Indian Bschools lag far behind US Bschools
Siddhant Tripathi, Updated On:23-Jul-2013
Till last year, the first-year curriculum of a Ph.D. programme was a copy of a postgraduate programme in management, but IIM-B and IIM Lucknow introduced courses in research methodology and structural modelling in 2009, while XLRI did the same a year earlier. In institutions such as U.S. based Stanford University's Graduate School of Business, research is given the priority and the course is designed to train students for careers as leading researchers and scholars. INSEAD, which takes some 20 Ph.D. students every year at its campuses in Singapore and Fontainebleau, France.
Academic salaries have become increasingly competitive with INSEAD graduates commanding an average starting salary of around 7.55 million a year. Contradictory to these, in the last few years, virtually every Ph.D. student at IIM-B has taken up a corporate job - three out of four in 2009, six out of eight in 2008 and seven out of eight in 2007. Now, understanding the demand of the research, IIMs are insisting students to get into academics at the time of entry itself. Gopal Naik, Chairperson, Fellow Programme in management, IIM-B said, "We hope that 70-80 percent of students would take to academics in another five years or so." IIM-B has also set a target for students to produce two research papers of publishing quality during the duration of the course.
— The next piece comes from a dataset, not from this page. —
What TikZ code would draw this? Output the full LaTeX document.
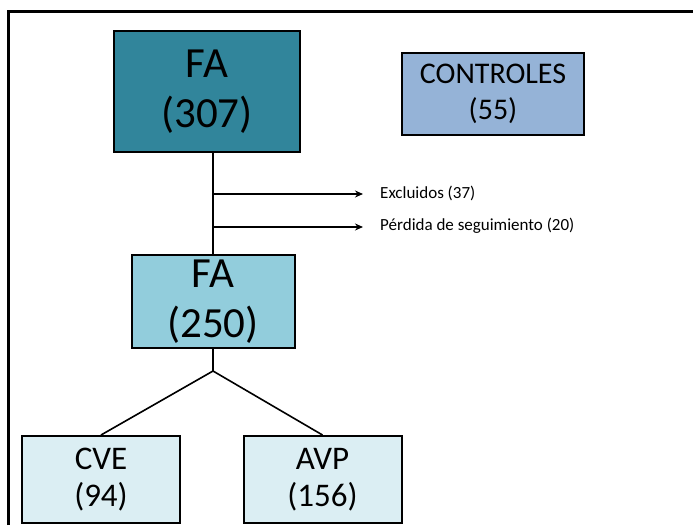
\documentclass[tikz,border=0pt]{standalone}
\usepackage{fontspec}
\setmainfont{Carlito}
\usepackage{xcolor}
\usetikzlibrary{arrows.meta,positioning}

\definecolor{tealdark}{RGB}{49,133,155}
\definecolor{bluectrl}{RGB}{149,179,215}
\definecolor{tealmid}{RGB}{146,205,220}
\definecolor{teallight}{RGB}{219,238,243}

\begin{document}
\begin{tikzpicture}[x=1pt,y=-1pt]
      \tikzset{box/.style={draw=black, line width=2pt, align=center, inner sep=0pt},
        bigbox/.style={box, font=\fontsize{43}{50}\selectfont},
        midbox/.style={box, font=\fontsize{30}{36}\selectfont},
        leafbox/.style={box, fill=teallight, minimum width=158pt, minimum height=87pt,
          font=\fontsize{33}{37}\selectfont},
        link/.style={line width=1.6pt},
        exit/.style={link, -{Stealth[length=8pt,width=7pt]}},
        exit_text/.style={anchor=west, inner sep=0pt, font=\fontsize{17}{20}\selectfont}}

      \useasboundingbox (0,0) rectangle (693,525);
      % frame, open on the right and at the bottom
      \draw[line width=3pt] (8,525) -- (8,11) -- (693,11);

      \node (fa307) [bigbox, fill=tealdark, minimum width=186pt, minimum height=121pt]
        at (207,91.5) {FA\\(307)};
      \node (ctrl) [midbox, fill=bluectrl, minimum width=182pt, minimum height=82pt]
        at (493,94) {CONTROLES\\(55)};
      \node (fa250) [bigbox, fill=tealmid, minimum width=163pt, minimum height=93pt]
        at (213,301.5) {FA\\(250)};

      \node (cve) [leafbox] at (101,479.5) {CVE\\(94)};
      \node (avp) [leafbox] at (322.5,479.5) {AVP\\(156)};

      % losses
      \draw[link] (fa250.north |- fa307.south) -- (fa250.north);
      \coordinate (cut1) at (213,194);
      \coordinate (cut2) at (213,227);
      \node (excl) [exit_text] at (380,193) {Excluidos (37)};
      \node (lost) [exit_text] at (380,226) {Pérdida de seguimiento (20)};
      \draw[exit, shorten >=17pt] (cut1) -- (excl.west |- cut1);
      \draw[exit, shorten >=17pt] (cut2) -- (lost.west |- cut2);

      % split into groups
      \coordinate (split) at (213,371);
      \draw[link] (fa250.south) -- (split);
      \draw[link] (split) -- (cve.north);
      \draw[link] (split) -- (avp.north);
\end{tikzpicture}
\end{document}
XLRI has increased travel grants and gives monetary rewards for publication in internationally reputed journals. The difference of quality between Indian and International B-schools, is also reflected in the survey done by The Economist and The Financial Times. In the survey done by The Economist magazine's '2009 full-time MBA ranking, only one Indian B-school is among the world's top 100 - IIM Ahmedabad at 99 and in the survey of The Financial Times' 'Global MBA rankings 2010', only one Indian B-school in its list of 99 - Indian School of Business, Hyderabad, at 12.